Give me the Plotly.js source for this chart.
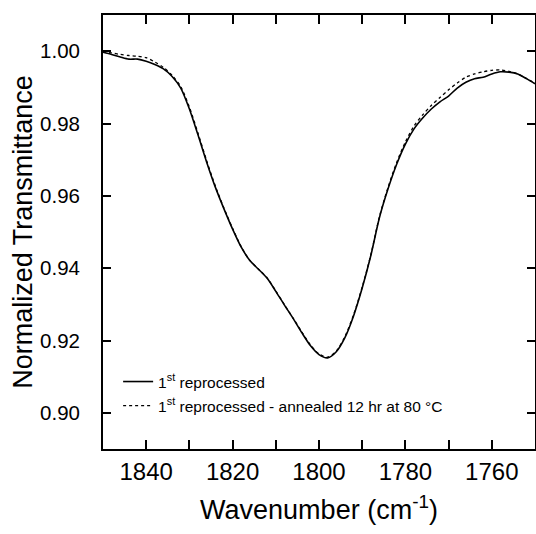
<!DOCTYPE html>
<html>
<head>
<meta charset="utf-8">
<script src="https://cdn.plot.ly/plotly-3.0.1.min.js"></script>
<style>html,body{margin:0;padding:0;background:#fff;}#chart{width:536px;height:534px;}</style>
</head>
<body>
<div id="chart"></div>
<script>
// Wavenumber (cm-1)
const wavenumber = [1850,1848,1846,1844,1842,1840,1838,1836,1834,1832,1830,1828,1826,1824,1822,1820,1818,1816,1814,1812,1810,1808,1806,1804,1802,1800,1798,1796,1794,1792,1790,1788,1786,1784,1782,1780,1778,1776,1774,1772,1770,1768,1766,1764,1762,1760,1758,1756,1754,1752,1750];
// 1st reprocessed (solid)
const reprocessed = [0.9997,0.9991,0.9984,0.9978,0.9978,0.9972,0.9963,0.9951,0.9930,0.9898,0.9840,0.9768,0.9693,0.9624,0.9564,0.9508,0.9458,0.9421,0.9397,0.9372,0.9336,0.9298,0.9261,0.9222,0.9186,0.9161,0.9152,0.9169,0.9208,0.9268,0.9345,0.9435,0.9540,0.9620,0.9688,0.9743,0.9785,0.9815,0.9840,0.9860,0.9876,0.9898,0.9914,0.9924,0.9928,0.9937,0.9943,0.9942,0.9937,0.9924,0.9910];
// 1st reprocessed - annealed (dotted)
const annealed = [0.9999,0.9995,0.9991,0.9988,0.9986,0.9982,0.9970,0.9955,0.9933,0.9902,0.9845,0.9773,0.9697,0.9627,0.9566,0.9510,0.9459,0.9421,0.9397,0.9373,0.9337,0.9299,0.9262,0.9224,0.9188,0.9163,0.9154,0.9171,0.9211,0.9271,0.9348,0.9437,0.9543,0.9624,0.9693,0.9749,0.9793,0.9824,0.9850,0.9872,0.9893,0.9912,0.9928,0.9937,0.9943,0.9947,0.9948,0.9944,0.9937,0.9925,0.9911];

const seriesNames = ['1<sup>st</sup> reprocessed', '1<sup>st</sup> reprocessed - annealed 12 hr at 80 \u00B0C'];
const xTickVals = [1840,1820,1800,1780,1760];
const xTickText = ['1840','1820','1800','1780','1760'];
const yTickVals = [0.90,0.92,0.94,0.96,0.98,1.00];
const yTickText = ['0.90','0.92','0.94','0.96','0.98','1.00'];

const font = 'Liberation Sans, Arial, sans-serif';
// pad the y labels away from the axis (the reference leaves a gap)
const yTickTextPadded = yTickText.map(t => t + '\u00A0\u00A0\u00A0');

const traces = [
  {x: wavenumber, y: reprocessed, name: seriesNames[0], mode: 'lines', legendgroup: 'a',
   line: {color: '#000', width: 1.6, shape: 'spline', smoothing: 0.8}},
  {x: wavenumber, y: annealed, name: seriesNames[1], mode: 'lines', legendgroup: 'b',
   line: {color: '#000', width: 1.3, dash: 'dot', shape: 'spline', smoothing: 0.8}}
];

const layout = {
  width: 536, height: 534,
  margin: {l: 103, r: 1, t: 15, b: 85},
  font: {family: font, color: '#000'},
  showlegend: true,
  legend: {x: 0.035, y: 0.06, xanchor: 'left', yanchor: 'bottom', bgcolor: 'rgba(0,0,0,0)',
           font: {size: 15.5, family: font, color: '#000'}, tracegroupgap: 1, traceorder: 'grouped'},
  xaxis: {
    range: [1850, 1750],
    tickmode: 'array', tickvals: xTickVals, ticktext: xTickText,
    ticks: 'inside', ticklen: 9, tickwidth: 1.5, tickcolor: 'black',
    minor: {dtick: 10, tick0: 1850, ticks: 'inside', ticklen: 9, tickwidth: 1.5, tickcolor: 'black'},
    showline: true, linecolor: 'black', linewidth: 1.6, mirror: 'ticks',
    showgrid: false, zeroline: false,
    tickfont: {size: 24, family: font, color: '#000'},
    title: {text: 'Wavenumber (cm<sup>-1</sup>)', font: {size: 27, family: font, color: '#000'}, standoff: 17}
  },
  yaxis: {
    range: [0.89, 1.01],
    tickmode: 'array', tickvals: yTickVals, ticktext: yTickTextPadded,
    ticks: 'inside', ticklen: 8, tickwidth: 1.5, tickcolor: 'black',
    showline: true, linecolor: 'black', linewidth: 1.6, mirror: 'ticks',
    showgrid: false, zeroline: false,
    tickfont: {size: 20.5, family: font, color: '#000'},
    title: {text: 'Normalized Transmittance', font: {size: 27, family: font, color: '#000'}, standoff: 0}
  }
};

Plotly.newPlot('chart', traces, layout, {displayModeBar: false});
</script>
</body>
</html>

----------

- **Work required**:
Quote the material exactly. Pictures stay out.

- **Output of the exercise**:
Give me the Plotly.js source for this chart.
<!DOCTYPE html>
<html>
<head>
<meta charset="utf-8">
<script src="https://cdn.plot.ly/plotly-3.0.1.min.js"></script>
<style>html,body{margin:0;padding:0;background:#fff;}#chart{width:536px;height:534px;}</style>
</head>
<body>
<div id="chart"></div>
<script>
// Wavenumber (cm-1)
const wavenumber = [1850,1848,1846,1844,1842,1840,1838,1836,1834,1832,1830,1828,1826,1824,1822,1820,1818,1816,1814,1812,1810,1808,1806,1804,1802,1800,1798,1796,1794,1792,1790,1788,1786,1784,1782,1780,1778,1776,1774,1772,1770,1768,1766,1764,1762,1760,1758,1756,1754,1752,1750];
// 1st reprocessed (solid)
const reprocessed = [0.9997,0.9991,0.9984,0.9978,0.9978,0.9972,0.9963,0.9951,0.9930,0.9898,0.9840,0.9768,0.9693,0.9624,0.9564,0.9508,0.9458,0.9421,0.9397,0.9372,0.9336,0.9298,0.9261,0.9222,0.9186,0.9161,0.9152,0.9169,0.9208,0.9268,0.9345,0.9435,0.9540,0.9620,0.9688,0.9743,0.9785,0.9815,0.9840,0.9860,0.9876,0.9898,0.9914,0.9924,0.9928,0.9937,0.9943,0.9942,0.9937,0.9924,0.9910];
// 1st reprocessed - annealed (dotted)
const annealed = [0.9999,0.9995,0.9991,0.9988,0.9986,0.9982,0.9970,0.9955,0.9933,0.9902,0.9845,0.9773,0.9697,0.9627,0.9566,0.9510,0.9459,0.9421,0.9397,0.9373,0.9337,0.9299,0.9262,0.9224,0.9188,0.9163,0.9154,0.9171,0.9211,0.9271,0.9348,0.9437,0.9543,0.9624,0.9693,0.9749,0.9793,0.9824,0.9850,0.9872,0.9893,0.9912,0.9928,0.9937,0.9943,0.9947,0.9948,0.9944,0.9937,0.9925,0.9911];

const seriesNames = ['1<sup>st</sup> reprocessed', '1<sup>st</sup> reprocessed - annealed 12 hr at 80 \u00B0C'];
const xTickVals = [1840,1820,1800,1780,1760];
const xTickText = ['1840','1820','1800','1780','1760'];
const yTickVals = [0.90,0.92,0.94,0.96,0.98,1.00];
const yTickText = ['0.90','0.92','0.94','0.96','0.98','1.00'];

const font = 'Liberation Sans, Arial, sans-serif';
// pad the y labels away from the axis (the reference leaves a gap)
const yTickTextPadded = yTickText.map(t => t + '\u00A0\u00A0\u00A0');

const traces = [
  {x: wavenumber, y: reprocessed, name: seriesNames[0], mode: 'lines', legendgroup: 'a',
   line: {color: '#000', width: 1.6, shape: 'spline', smoothing: 0.8}},
  {x: wavenumber, y: annealed, name: seriesNames[1], mode: 'lines', legendgroup: 'b',
   line: {color: '#000', width: 1.3, dash: 'dot', shape: 'spline', smoothing: 0.8}}
];

const layout = {
  width: 536, height: 534,
  margin: {l: 103, r: 1, t: 15, b: 85},
  font: {family: font, color: '#000'},
  showlegend: true,
  legend: {x: 0.035, y: 0.06, xanchor: 'left', yanchor: 'bottom', bgcolor: 'rgba(0,0,0,0)',
           font: {size: 15.5, family: font, color: '#000'}, tracegroupgap: 1, traceorder: 'grouped'},
  xaxis: {
    range: [1850, 1750],
    tickmode: 'array', tickvals: xTickVals, ticktext: xTickText,
    ticks: 'inside', ticklen: 9, tickwidth: 1.5, tickcolor: 'black',
    minor: {dtick: 10, tick0: 1850, ticks: 'inside', ticklen: 9, tickwidth: 1.5, tickcolor: 'black'},
    showline: true, linecolor: 'black', linewidth: 1.6, mirror: 'ticks',
    showgrid: false, zeroline: false,
    tickfont: {size: 24, family: font, color: '#000'},
    title: {text: 'Wavenumber (cm<sup>-1</sup>)', font: {size: 27, family: font, color: '#000'}, standoff: 17}
  },
  yaxis: {
    range: [0.89, 1.01],
    tickmode: 'array', tickvals: yTickVals, ticktext: yTickTextPadded,
    ticks: 'inside', ticklen: 8, tickwidth: 1.5, tickcolor: 'black',
    showline: true, linecolor: 'black', linewidth: 1.6, mirror: 'ticks',
    showgrid: false, zeroline: false,
    tickfont: {size: 20.5, family: font, color: '#000'},
    title: {text: 'Normalized Transmittance', font: {size: 27, family: font, color: '#000'}, standoff: 0}
  }
};

Plotly.newPlot('chart', traces, layout, {displayModeBar: false});
</script>
</body>
</html>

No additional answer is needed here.